We all struggle with ways to attract investors into disinvested communities. In Florida, planners almost always turnto Community Redevelopment Agencies or CRAs, which use tax increment financing to provide gap funding for private developments in unproven markets. And why? Because the traditional data sources, like the U. S. Census and Claritis indicate that households in these disinvested neighborhoods have less purchasing power. And if your development is not a typical residential or commercial product, there simply isn't any industry analysis on its potential demand. These two factors limit investment and the types of investments in poorer neighborhoods. But, critical thinkers are challenging these limitations and finding creative ways to link data to develop a better understanding of how disinvested communities spend their money and how cultural and arts activities encourage investment.

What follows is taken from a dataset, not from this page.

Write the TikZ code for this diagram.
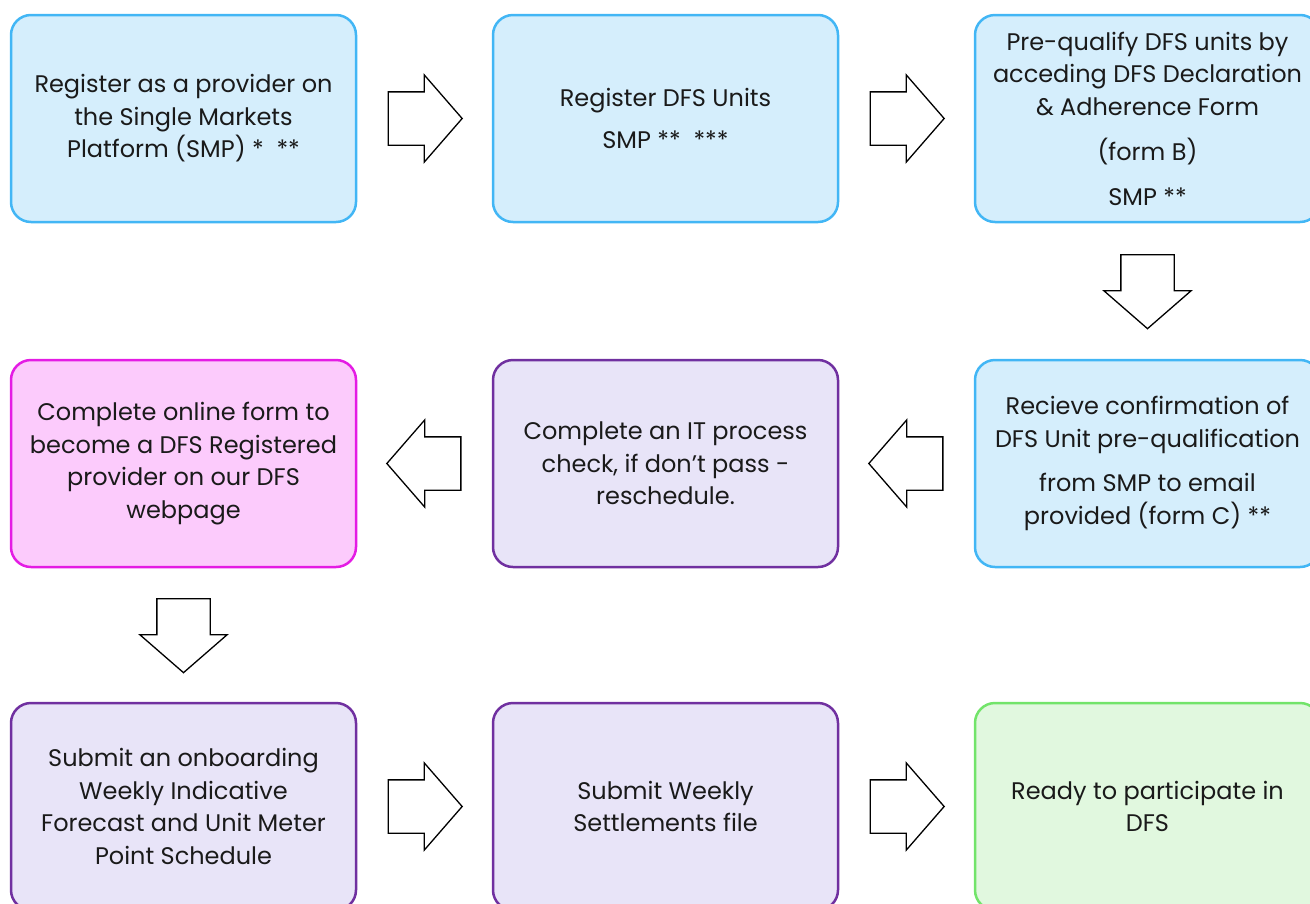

The non-profit company Social Compact has evaluated overlooked economic indicators to demonstrate a neighborhood's economic health. They use real time transactional data to track the daily spending habits of communities and to calculate buying power using non-traditional data sources like tax assessment, building permits, utility usage, bill payments, and consumer expenditure. And their findings are quite extraordinary. They've discovered that in over 400 underserved urban neighborhoods there are nearly 1.25 million additional residents and more than $35 billion in unrecognized income-22% higher than census trend projections. This irrefutable data has given disinvested places the power to attract valuable neighborhood investment without having to provide gap funding. The results are more self-sustaining and self-sufficient neighborhoods.
The Reinvestment Fund (TRF), a Philadelphia based foundation which finances urban real estate, business, and provides data analysis, and Social Impact of the Arts Project (SIAP), a Philadelphia based non-profit policy research group concluded that community based culture and arts can and does encourage private investment, but there is insufficient data to confirm this and no clear method for measurement. SIAP has also revealed that economists are not measuring demand for cultural uses like artist housing, which has a different demand than conventional housing and is more likely to reuse older and underutilized buildings in disinvested neighborhoods. The SIAP study hypothsizes that developments like artist housing engage the community, help create community identity, and signal market renewal. More data research to measure this link between cultural activity and neighborhood development, like Social Compact's research, could empower neighborhoods to attract cultural investment.
Shouldn't planners and economists cultivate this less conventional approach to data collection in disinvested communities by demanding more thorough research and engaging non-profit organizations that are already developing this information? The benefits are astounding. Until then we are doing our communities a great disservice.